Your task is to reproduce, verbatim and without pictures, the lines from the opening of the listing through the line containing "const seriesNames = ['Pure".

§

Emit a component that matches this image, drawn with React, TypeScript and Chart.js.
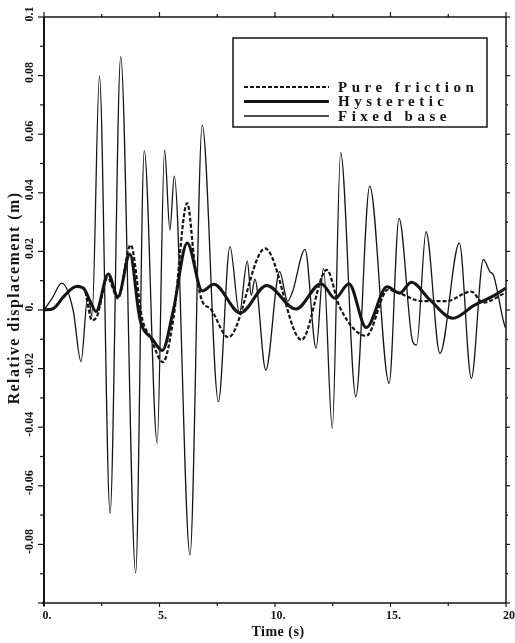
import React, { useEffect, useRef } from 'react';
import { Chart, registerables } from 'chart.js';

Chart.register(...registerables);

// ---- data (time in s, relative displacement in m) ----
const seriesNames = ['Pure friction', 'Hysteretic', 'Fixed base'];

const fixedT = [0, 0.35, 0.77, 1.26, 1.6, 1.9, 2.08, 2.4, 2.86, 3.32, 3.97, 4.34, 4.9, 5.22, 5.45, 5.64, 6.32, 6.85, 7.55, 8.05, 8.46, 8.8, 8.97, 9.13, 9.6, 10.2, 10.55, 10.75, 11.3, 11.78, 12.1, 12.48, 12.84, 13.5, 14.1, 14.94, 15.37, 15.95, 16.13, 16.54, 17.14, 17.98, 18.5, 19.02, 19.3, 19.45, 19.96, 20];
const fixedV = [0, 0.004, 0.0092, 0, -0.0176, 0.005, -0.002, 0.0799, -0.0694, 0.0865, -0.0897, 0.0544, -0.0455, 0.0546, 0.0273, 0.0457, -0.0836, 0.0631, -0.0313, 0.0216, -0.0011, 0.0167, 0.005, 0.0105, -0.0205, 0.0131, 0.003, 0.006, 0.0207, -0.013, 0.0143, -0.0404, 0.0537, -0.0296, 0.0423, -0.025, 0.0313, -0.0105, -0.012, 0.0267, -0.0148, 0.0228, -0.0233, 0.0173, 0.0131, 0.012, -0.0057, -0.006];

const hystT = [0, 0.4, 0.9, 1.4, 1.7, 2.0, 2.25, 2.78, 3.2, 3.72, 4.15, 4.7, 5.12, 5.6, 6.2, 6.85, 7.35, 8.5, 9.64, 10.9, 12.0, 12.6, 13.2, 13.95, 14.85, 15.4, 15.9, 16.7, 17.7, 18.6, 19.5, 20];
const hystV = [0, 0.0005, 0.005, 0.008, 0.0075, 0.003, -0.0005, 0.0123, 0.0045, 0.019, -0.003, -0.01, -0.0138, 0.0, 0.0229, 0.0065, 0.0088, -0.001, 0.0084, 0.0003, 0.009, 0.004, 0.009, -0.006, 0.0079, 0.0058, 0.0095, 0.0035, -0.0028, 0.0015, 0.005, 0.0075];

const fricT = [0, 0.4, 0.9, 1.45, 1.75, 2.08, 2.3, 2.75, 3.2, 3.75, 4.25, 4.6, 5.15, 5.6, 6.2, 6.54, 6.85, 7.2, 7.98, 9.57, 11.15, 12.24, 12.8, 13.95, 14.9, 15.3, 16.4, 17.4, 18.5, 19.0, 20];
const fricV = [0, 0.0005, 0.005, 0.0082, 0.007, -0.0035, -0.002, 0.011, 0.004, 0.0222, -0.003, -0.0092, -0.0178, -0.003, 0.0365, 0.0148, 0.003, 0.0005, -0.0093, 0.021, -0.0102, 0.0137, 0.001, -0.0088, 0.007, 0.006, 0.003, 0.003, 0.0063, 0.0025, 0.006];

const xTickValues = [0, 2.5, 5, 7.5, 10, 12.5, 15, 17.5, 20];
const xLabelValues = [0, 5, 10, 15, 20];
const xLabels = ['0.', '5.', '10.', '15.', '20'];
const yTickValues = [-0.1, -0.09, -0.08, -0.07, -0.06, -0.05, -0.04, -0.03, -0.02, -0.01, 0, 0.01, 0.02, 0.03, 0.04, 0.05, 0.06, 0.07, 0.08, 0.09, 0.1];
const yLabelValues = [0.1, 0.08, 0.06, 0.04, 0.02, 0, -0.02, -0.04, -0.06, -0.08];
const yLabels = ['0.1', '0.08', '0.06', '0.04', '0.02', '0.', '-0.02', '-0.04', '-0.06', '-0.08'];
const xTitle = 'Time (s)';
const yTitle = 'Relative displacement (m)';

const INK = '#151515';
const SERIF = '"Liberation Serif", "DejaVu Serif", serif';

const toPoints = (t: number[], v: number[]) => t.map((tt, i) => ({ x: tt, y: v[i] }));

const framePlugin = {
  id: 'framePlugin',
  afterDraw(chart: any) {
    const { ctx, chartArea, scales } = chart;
    const { left, right, top, bottom } = chartArea;
    const x = scales.x;
    const y = scales.y;
    const line = (x1: number, y1: number, x2: number, y2: number) => {
      ctx.beginPath();
      ctx.moveTo(x1, y1);
      ctx.lineTo(x2, y2);
      ctx.stroke();
    };
    ctx.save();
    ctx.strokeStyle = INK;
    ctx.fillStyle = INK;
    ctx.lineCap = 'butt';

    // frame
    ctx.lineWidth = 1.5;
    line(left, top, right, top);
    line(right, top, right, bottom);
    line(left - 2, bottom, right, bottom);
    ctx.lineWidth = 2;
    line(left, top, left, bottom + 3);

    // ticks
    ctx.lineWidth = 1.2;
    xTickValues.forEach((v) => {
      const px = x.getPixelForValue(v);
      const major = v % 5 === 0;
      line(px, top, px, top - (major ? 5 : 3));
      line(px, bottom, px, bottom + (major ? 4 : 3));
    });
    yTickValues.forEach((v) => {
      const py = y.getPixelForValue(v);
      const major = Math.abs(Math.round(v * 100)) % 2 === 0;
      line(left - (major ? 6 : 4), py, left, py);
      line(right, py, right + (major ? 4 : 2), py);
    });

    // tick labels
    ctx.font = 'bold 12px ' + SERIF;
    ctx.textAlign = 'center';
    ctx.textBaseline = 'middle';
    xLabelValues.forEach((v, i) => {
      const px = x.getPixelForValue(v);
      ctx.fillText(xLabels[i], px + 3, bottom + 13);
    });
    yLabelValues.forEach((v, i) => {
      const py = y.getPixelForValue(v);
      ctx.save();
      ctx.translate(left - 14, py);
      ctx.rotate(-Math.PI / 2);
      ctx.fillText(yLabels[i], 3, 0);
      ctx.restore();
    });

    // axis titles
    ctx.font = 'bold 14px ' + SERIF;
    (ctx as any).letterSpacing = '0.5px';
    ctx.fillText(xTitle, (left + right) / 2 + 3, bottom + 29);
    ctx.save();
    ctx.translate(left - 29, (top + bottom) / 2 - 12);
    ctx.rotate(-Math.PI / 2);
    ctx.font = 'bold 16px ' + SERIF;
    (ctx as any).letterSpacing = '1.4px';
    ctx.fillText(yTitle, 0, 0);
    ctx.restore();

    // legend
    const bx = left + 189;
    const by = top + 21;
    const bw = 254;
    const bh = 89;
    ctx.fillStyle = '#ffffff';
    ctx.fillRect(bx, by, bw, bh);
    ctx.fillStyle = INK;
    ctx.lineWidth = 1.5;
    ctx.strokeRect(bx, by, bw, bh);
    const rows = [
      { name: seriesNames[0], w: 2.2, dash: [4, 2] },
      { name: seriesNames[1], w: 3, dash: [] as number[] },
      { name: seriesNames[2], w: 1.3, dash: [] as number[] },
    ];
    ctx.font = 'bold 15px ' + SERIF;
    ctx.textAlign = 'left';
    (ctx as any).letterSpacing = '4.5px';
    rows.forEach((r, i) => {
      const ry = by + 49 + i * 14.5;
      ctx.lineWidth = r.w;
      ctx.setLineDash(r.dash);
      line(bx + 11, ry, bx + 96, ry);
      ctx.setLineDash([]);
      ctx.fillText(r.name, bx + 105, ry + 1);
    });
    ctx.restore();
  },
};

export default function App() {
  const ref = useRef<HTMLCanvasElement | null>(null);
  useEffect(() => {
    document.body.style.margin = '0';
    const canvas = ref.current;
    if (!canvas) return;
    const chart = new Chart(canvas, {
      type: 'line',
      data: {
        datasets: [
          {
            label: seriesNames[2],
            data: toPoints(fixedT, fixedV),
            borderColor: INK,
            borderWidth: 1.3,
            pointRadius: 0,
            cubicInterpolationMode: 'monotone',
            fill: false,
          },
          {
            label: seriesNames[0],
            data: toPoints(fricT, fricV),
            borderColor: INK,
            borderWidth: 2.2,
            borderDash: [4, 2],
            pointRadius: 0,
            cubicInterpolationMode: 'monotone',
            fill: false,
          },
          {
            label: seriesNames[1],
            data: toPoints(hystT, hystV),
            borderColor: INK,
            borderWidth: 3,
            pointRadius: 0,
            cubicInterpolationMode: 'monotone',
            fill: false,
          },
        ],
      },
      options: {
        responsive: false,
        animation: false,
        devicePixelRatio: 1,
        layout: { padding: { left: 0, right: 9, top: 17, bottom: 0 } },
        plugins: { legend: { display: false }, tooltip: { enabled: false }, title: { display: false } },
        scales: {
          x: {
            type: 'linear',
            min: 0,
            max: 20,
            grid: { display: false },
            border: { display: false },
            ticks: { display: false },
            afterFit: (s: any) => {
              s.height = 40;
            },
          },
          y: {
            type: 'linear',
            min: -0.1,
            max: 0.1,
            grid: { display: false },
            border: { display: false },
            ticks: { display: false },
            afterFit: (s: any) => {
              s.width = 44;
            },
          },
        },
      } as any,
      plugins: [framePlugin],
    });
    return () => chart.destroy();
  }, []);
  return (
    <div style={{ position: 'absolute', left: 0, top: 0, width: 515, height: 643, background: '#fff' }}>
      <canvas ref={ref} width={515} height={643} style={{ display: 'block' }} />
    </div>
  );
}
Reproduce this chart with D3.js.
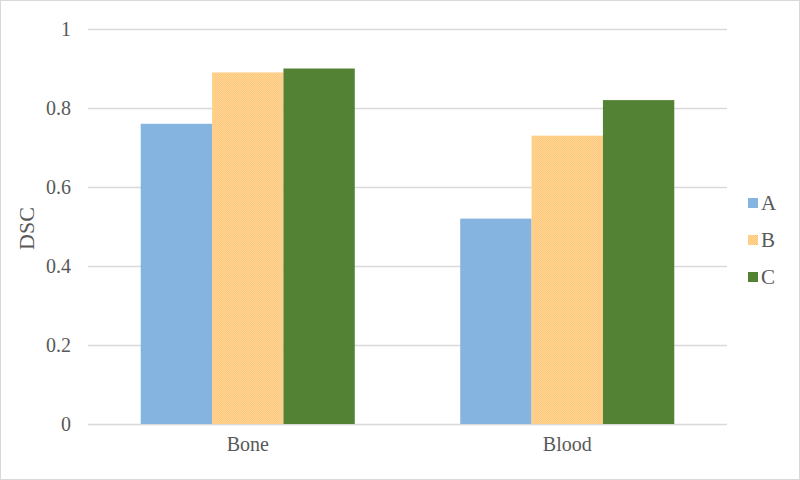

§

**Exercise response:**
Emit a component that matches this image, drawn with React, TypeScript and Chart.js.
import React, { useEffect, useRef } from 'react';
import { Chart, registerables } from 'chart.js';

Chart.register(...registerables);

// ---- data (time in s, relative displacement in m) ----
const seriesNames = ['Pure friction', 'Hysteretic', 'Fixed base'];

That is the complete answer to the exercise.